BMJ 2019; 365 doi: (Published 02 May 2019) Cite this as: BMJ 2019;365:l1986

Linked Research

Preterm birth and risk of chronic kidney disease from childhood into mid-adulthood

  1. Elisabeth Mahase
  1. The BMJ

Babies born at less than 37 weeks have a nearly twofold increased risk of developing chronic kidney disease (CKD) from childhood into mid-adulthood, a new study suggests.1

The paper, published in The BMJ, found preterm and early term birth are strong risk factors for the development of CKD, with a threefold increased risk for those born at less than 28 weeks, and a small increased risk in those born before their due date but after 37 weeks.

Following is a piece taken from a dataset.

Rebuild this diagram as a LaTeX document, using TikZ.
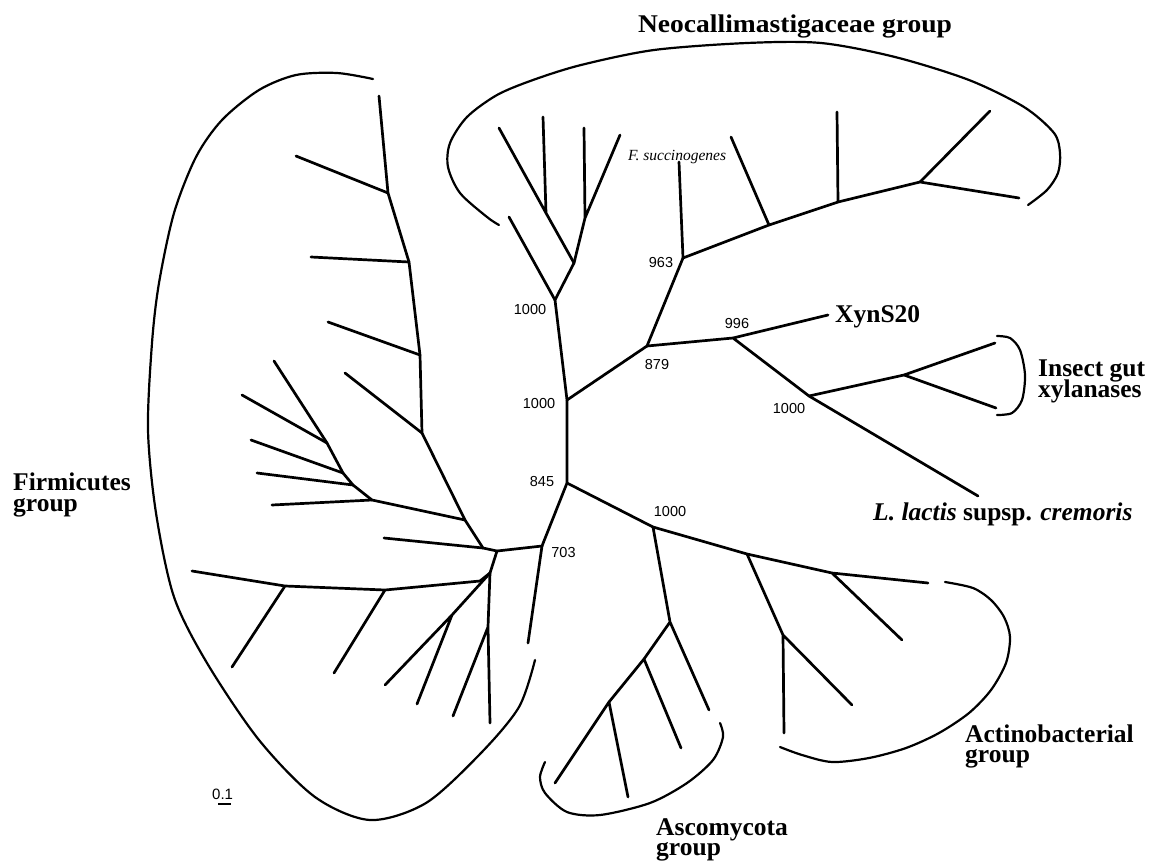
\documentclass[tikz,border=0pt]{standalone}
\usepackage{fontspec}
\setmainfont{Liberation Serif}
\newfontfamily\numfont{Liberation Sans}
\tikzset{
  br/.style={line width=2.7pt, line cap=round, line join=round},
  grp/.style={line width=2.2pt, line cap=round},
  lbl/.style={font=\fontsize{25.5}{25.5}\selectfont\bfseries, inner sep=0pt, anchor=base west},
  bs/.style={font=\numfont\fontsize{14.5}{14.5}\selectfont, inner sep=0pt, anchor=base},
}
\begin{document}
\begin{tikzpicture}[x=1pt,y=-1pt]
\useasboundingbox (0,0) rectangle (1156,862);
% ---------- central trunk
\coordinate (n1000a) at (555,300);
\coordinate (n1000b) at (567,400);
\coordinate (n845) at (567,483);
\coordinate (n703) at (542,546);
\coordinate (n879) at (647,346);
\coordinate (n963) at (683,258);
\coordinate (n996) at (733,338);
\coordinate (n1000c) at (809,396);
\coordinate (nT) at (653,527);
% ---------- Firmicutes
\coordinate (fTop) at (379,96);
\coordinate (fA) at (388,193);
\coordinate (fB) at (409,262);
\coordinate (fC) at (420,355);
\coordinate (fD) at (422,433);
\coordinate (fE) at (465,520);
\coordinate (fF) at (483,548);
\coordinate (fK) at (497,551);
\coordinate (fL) at (490,573);
\coordinate (fAl) at (296,156);
\coordinate (fBl) at (311,257);
\coordinate (fCl) at (328,322);
\coordinate (fDl) at (345,373);
\coordinate (fG) at (372,500);
\coordinate (fH) at (353,485);
\coordinate (fI) at (343,473);
\coordinate (fJ) at (327,443);
\coordinate (fJt) at (274,361);
\coordinate (fJl) at (242,395);
\coordinate (fIl) at (251,440);
\coordinate (fHl) at (257,473);
\coordinate (fGl) at (272,505);
\coordinate (fFl) at (384,538);
\coordinate (fM) at (480,581);
\coordinate (fM2) at (385,590);
\coordinate (fM3) at (285,586);
\coordinate (fMe) at (192,571);
\coordinate (fM2l) at (334,673);
\coordinate (fM3l) at (232,667);
\coordinate (fN1) at (452,615);
\coordinate (fN1e) at (385,685);
\coordinate (fN1l) at (417,704);
\coordinate (fN2) at (488,627);
\coordinate (fN2e) at (490,723);
\coordinate (fN2l) at (453,716);
\coordinate (n703l) at (528,643);
% ---------- Neocallimastigaceae
\coordinate (nAl) at (509,217);
\coordinate (nP) at (574,263);
\coordinate (nQ) at (546,213);
\coordinate (nQe) at (499,128);
\coordinate (nQl) at (543,117);
\coordinate (nR) at (585,218);
\coordinate (nRe) at (620,135);
\coordinate (nRl) at (584,128);
\coordinate (nF) at (679,162);
\coordinate (nS1) at (769,225);
\coordinate (nS2) at (838,202);
\coordinate (nS3) at (920,182);
\coordinate (nS1l) at (731,137);
\coordinate (nS2l) at (837,112);
\coordinate (nS3a) at (1019,198);
\coordinate (nS3b) at (990,111);
% ---------- XynS20, insect gut, L. lactis
\coordinate (nXyn) at (828,315);
\coordinate (nLl) at (978,496);
\coordinate (nI) at (904,375);
\coordinate (nIa) at (995,343);
\coordinate (nIb) at (996,408);
% ---------- Actinobacteria / Ascomycota
\coordinate (nU) at (747,554);
\coordinate (nV) at (832,573);
\coordinate (nVa) at (928,583);
\coordinate (nVb) at (902,640);
\coordinate (nW) at (783,635);
\coordinate (nWa) at (852,705);
\coordinate (nWb) at (784,733);
\coordinate (nX2) at (670,622);
\coordinate (nXa) at (709,710);
\coordinate (nY) at (644,659);
\coordinate (nYa) at (681,748);
\coordinate (nZ) at (609,702);
\coordinate (nZa) at (555,783);
\coordinate (nZb) at (628,797);

% ---------- tree edges
\draw[br] (n1000a)--(n1000b)--(n845)--(n703)--(fK);
\draw[br] (fTop)--(fA)--(fB)--(fC)--(fD)--(fE)--(fF)--(fK);
\draw[br] (fAl)--(fA) (fBl)--(fB) (fCl)--(fC) (fDl)--(fD);
\draw[br] (fJt)--(fJ)--(fI)--(fH)--(fG)--(fE);
\draw[br] (fJl)--(fJ) (fIl)--(fI) (fHl)--(fH) (fGl)--(fG) (fFl)--(fF);
\draw[br] (fK)--(fL) (fL)--(fM)--(fM2)--(fM3)--(fMe) (fM2)--(fM2l) (fM3)--(fM3l);
\draw[br] (fL)--(fN1)--(fN1e) (fN1)--(fN1l);
\draw[br] (fL)--(fN2)--(fN2e) (fN2)--(fN2l);
\draw[br] (n703)--(n703l);

\draw[br] (n1000a)--(nAl) (n1000a)--(nP);
\draw[br] (nP)--(nQ)--(nQe) (nQ)--(nQl);
\draw[br] (nP)--(nR)--(nRe) (nR)--(nRl);

\draw[br] (n1000b)--(n879)--(n963)--(nS1)--(nS2)--(nS3)--(nS3a);
\draw[br] (nS3)--(nS3b) (nS2)--(nS2l) (nS1)--(nS1l) (n963)--(nF);

\draw[br] (n879)--(n996)--(nXyn) (n996)--(n1000c)--(nLl);
\draw[br] (n1000c)--(nI)--(nIa) (nI)--(nIb);

\draw[br] (n845)--(nT)--(nU)--(nV)--(nVa) (nV)--(nVb);
\draw[br] (nU)--(nW)--(nWa) (nW)--(nWb);
\draw[br] (nT)--(nX2)--(nXa) (nX2)--(nY)--(nYa) (nY)--(nZ)--(nZa) (nZ)--(nZb);

% ---------- group outlines
\draw[grp] plot[smooth] coordinates {(373,79) (337,73) (296,75) (259,90) (222,120) (196,157) (174,213) (159,283) (152,343) (148,430) (156,513) (174,597) (207,663) (259,740) (315,797) (370,820) (426,803) (481,753) (519,707) (535,660)};
\draw[grp] plot[smooth] coordinates {(499,225) (487,217) (460,193) (448,167) (450,143) (467,117) (497,95) (533,80) (581,65) (654,50) (747,43) (821,43) (895,57) (969,80) (1024,107) (1054,133) (1060,153) (1058,173) (1047,190) (1028,205)};
\draw[grp] plot[smooth] coordinates {(997,336) (1010,338) (1020,350) (1025,375) (1022,400) (1012,413) (997,415)};
\draw[grp] plot[smooth] coordinates {(945,582) (973,588) (991,600) (1004,617) (1010,637) (1006,663) (991,690) (969,713) (939,733) (906,748) (869,758) (832,762) (802,755) (780,747)};
\draw[grp] plot[smooth] coordinates {(720,723) (723,737) (713,760) (687,783) (650,803) (600,815) (567,812) (545,793) (540,777) (545,762)};

% ---------- bootstrap values
\node[bs] (b1000a) at (530,314) {1000};
\node[bs] (b1000b) at (539,408) {1000};
\node[bs] (b845) at (542,486) {845};
\node[bs] (b879) at (657,369) {879};
\node[bs] (b963) at (661,267) {963};
\node[bs] (b996) at (737,328) {996};
\node[bs] (b1000c) at (789,413) {1000};
\node[bs] (b1000t) at (670,516) {1000};
\node[bs] (b703) at (563.5,557) {703};

% ---------- labels
\node[lbl, anchor=base] (tNeo) at (795,32) {\scalebox{1.08}[1]{Neocallimastigaceae group}};
\node[lbl] (tFir1) at (13,490) {Firmicutes};
\node[lbl] (tFir2) at (13,511) {group};
\node[lbl] (tXyn) at (835,322) {XynS20};
\node[lbl] (tIns1) at (1038,376) {Insect gut};
\node[lbl] (tIns2) at (1038,397) {xylanases};
\node[lbl] (tLl) at (873,520) {\textit{L. lactis} supsp. \textit{cremoris}};
\node[lbl] (tAct1) at (965,742) {Actinobacterial};
\node[lbl] (tAct2) at (965,762) {group};
\node[lbl] (tAsc1) at (656,835) {Ascomycota};
\node[lbl] (tAsc2) at (656,855) {group};
\node[font=\itshape\fontsize{15.5}{15.5}\selectfont, inner sep=0pt, anchor=base west] (tFs) at (628,160) {F. succinogenes};

% ---------- scale bar
\node[font=\numfont\fontsize{15}{15}\selectfont, inner sep=0pt, anchor=base west] (tScale) at (212,799) {0.1};
\coordinate (sb1) at (218,804);
\coordinate (sb2) at (231,804);
\draw[line width=2.5pt] (sb1)--(sb2);
\end{tikzpicture}
\end{document}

Researchers said that the high levels of preterm birth (currently 10% in the US and 5-8% in Europe) may be creating a “silent epidemic” of CKD, and highlighted the need for long term monitoring of those affected.

Preterm birth (before 37 weeks of pregnancy) interrupts kidney development and maturity during late stage pregnancy, resulting in the formation of fewer nephrons. A lower number of nephrons has been associated with the development of high blood pressure and progressive kidney disease later in life.

Since the long term risks for adults who were born prematurely are unclear, however, the research team set out to investigate the relationship between preterm birth and risk of CKD from childhood into mid-adulthood.

They analysed data for over four million single live births in Sweden between 1973 and 2014, with cases of CKD identified from nationwide hospital and clinic records.

The researchers found that overall 4305 (0.1%) of participants had a diagnosis of CKD during 87 million person years of follow-up, yielding an overall incidence rate of 4.95 per 100 000 person years across all ages (0-43 years).

Preterm birth was associated with a nearly twofold increased risk of CKD into mid-adulthood (9.24 per 100 000 person years), while extremely preterm birth (less than 28 weeks) was associated with a threefold increased risk of CKD into mid-adulthood (13.33 per 100 000 person years).

Meanwhile a slightly increased risk (5.9 per 100 000 person years) was seen even among those born at early term (37-38 weeks).

The association between preterm birth and CKD was strongest up to 9 years of age, then weakened but remained increased at ages 10-19 years and 20-43 years, the paper said.

Study author Casey Crump, from the Icahn School of Medicine at Mount Sinai, said: “This research is important because preterm birth is common (11% of all births worldwide) and may already be contributing to a ‘silent epidemic’ of chronic kidney disease.

“Our findings show that people born prematurely need long term monitoring to help preserve their kidney function across the life course.”